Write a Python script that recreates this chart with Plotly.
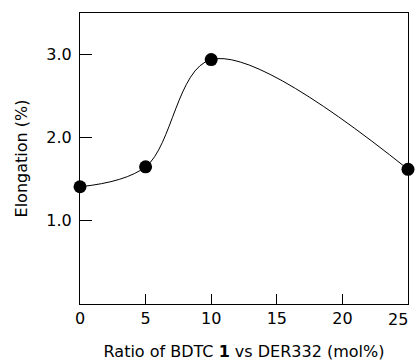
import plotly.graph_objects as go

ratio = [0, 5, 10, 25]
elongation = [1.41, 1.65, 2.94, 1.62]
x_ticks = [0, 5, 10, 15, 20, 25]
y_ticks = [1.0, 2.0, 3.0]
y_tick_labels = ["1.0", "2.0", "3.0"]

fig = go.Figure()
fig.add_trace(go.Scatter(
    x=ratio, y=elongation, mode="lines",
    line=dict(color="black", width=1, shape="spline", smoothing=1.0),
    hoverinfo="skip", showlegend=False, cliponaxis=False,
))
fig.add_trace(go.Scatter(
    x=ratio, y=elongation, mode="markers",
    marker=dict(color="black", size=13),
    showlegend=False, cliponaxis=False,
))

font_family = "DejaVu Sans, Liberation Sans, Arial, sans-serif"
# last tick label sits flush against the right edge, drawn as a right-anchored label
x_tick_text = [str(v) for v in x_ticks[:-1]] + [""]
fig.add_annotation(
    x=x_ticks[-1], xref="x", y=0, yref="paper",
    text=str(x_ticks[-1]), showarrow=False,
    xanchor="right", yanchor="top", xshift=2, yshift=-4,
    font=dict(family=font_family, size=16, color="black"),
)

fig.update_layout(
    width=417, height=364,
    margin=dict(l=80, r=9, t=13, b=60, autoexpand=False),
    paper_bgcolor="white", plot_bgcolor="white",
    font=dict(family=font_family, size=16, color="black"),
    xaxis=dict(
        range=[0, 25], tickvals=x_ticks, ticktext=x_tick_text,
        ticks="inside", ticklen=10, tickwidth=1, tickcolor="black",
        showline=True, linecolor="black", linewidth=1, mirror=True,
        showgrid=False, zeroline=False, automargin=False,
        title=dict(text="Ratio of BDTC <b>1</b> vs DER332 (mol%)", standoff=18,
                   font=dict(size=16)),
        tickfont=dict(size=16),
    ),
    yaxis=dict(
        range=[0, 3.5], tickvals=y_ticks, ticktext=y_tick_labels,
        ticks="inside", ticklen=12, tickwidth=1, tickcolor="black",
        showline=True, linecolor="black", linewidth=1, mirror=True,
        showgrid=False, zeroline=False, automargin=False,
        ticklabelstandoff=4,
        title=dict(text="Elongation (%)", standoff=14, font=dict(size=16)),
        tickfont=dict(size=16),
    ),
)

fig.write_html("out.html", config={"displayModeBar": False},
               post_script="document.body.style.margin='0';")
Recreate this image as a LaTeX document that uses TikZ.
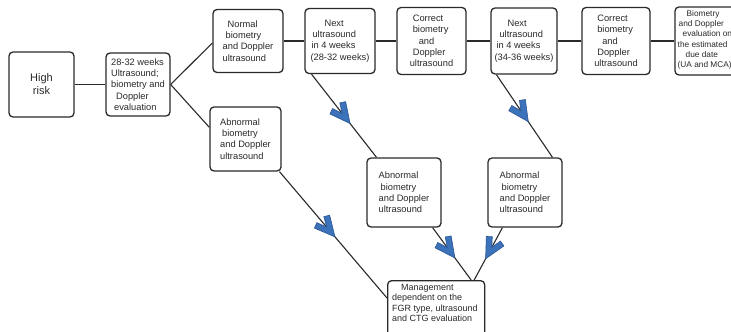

## [Task]
All of the data above should be transcribed verbatim, with pictures omitted.

## [Final answer]
Write a Python script that recreates this chart with Plotly.
import plotly.graph_objects as go

ratio = [0, 5, 10, 25]
elongation = [1.41, 1.65, 2.94, 1.62]
x_ticks = [0, 5, 10, 15, 20, 25]
y_ticks = [1.0, 2.0, 3.0]
y_tick_labels = ["1.0", "2.0", "3.0"]

fig = go.Figure()
fig.add_trace(go.Scatter(
    x=ratio, y=elongation, mode="lines",
    line=dict(color="black", width=1, shape="spline", smoothing=1.0),
    hoverinfo="skip", showlegend=False, cliponaxis=False,
))
fig.add_trace(go.Scatter(
    x=ratio, y=elongation, mode="markers",
    marker=dict(color="black", size=13),
    showlegend=False, cliponaxis=False,
))

font_family = "DejaVu Sans, Liberation Sans, Arial, sans-serif"
# last tick label sits flush against the right edge, drawn as a right-anchored label
x_tick_text = [str(v) for v in x_ticks[:-1]] + [""]
fig.add_annotation(
    x=x_ticks[-1], xref="x", y=0, yref="paper",
    text=str(x_ticks[-1]), showarrow=False,
    xanchor="right", yanchor="top", xshift=2, yshift=-4,
    font=dict(family=font_family, size=16, color="black"),
)

fig.update_layout(
    width=417, height=364,
    margin=dict(l=80, r=9, t=13, b=60, autoexpand=False),
    paper_bgcolor="white", plot_bgcolor="white",
    font=dict(family=font_family, size=16, color="black"),
    xaxis=dict(
        range=[0, 25], tickvals=x_ticks, ticktext=x_tick_text,
        ticks="inside", ticklen=10, tickwidth=1, tickcolor="black",
        showline=True, linecolor="black", linewidth=1, mirror=True,
        showgrid=False, zeroline=False, automargin=False,
        title=dict(text="Ratio of BDTC <b>1</b> vs DER332 (mol%)", standoff=18,
                   font=dict(size=16)),
        tickfont=dict(size=16),
    ),
    yaxis=dict(
        range=[0, 3.5], tickvals=y_ticks, ticktext=y_tick_labels,
        ticks="inside", ticklen=12, tickwidth=1, tickcolor="black",
        showline=True, linecolor="black", linewidth=1, mirror=True,
        showgrid=False, zeroline=False, automargin=False,
        ticklabelstandoff=4,
        title=dict(text="Elongation (%)", standoff=14, font=dict(size=16)),
        tickfont=dict(size=16),
    ),
)

fig.write_html("out.html", config={"displayModeBar": False},
               post_script="document.body.style.margin='0';")
Recreate this image as a LaTeX document that uses TikZ.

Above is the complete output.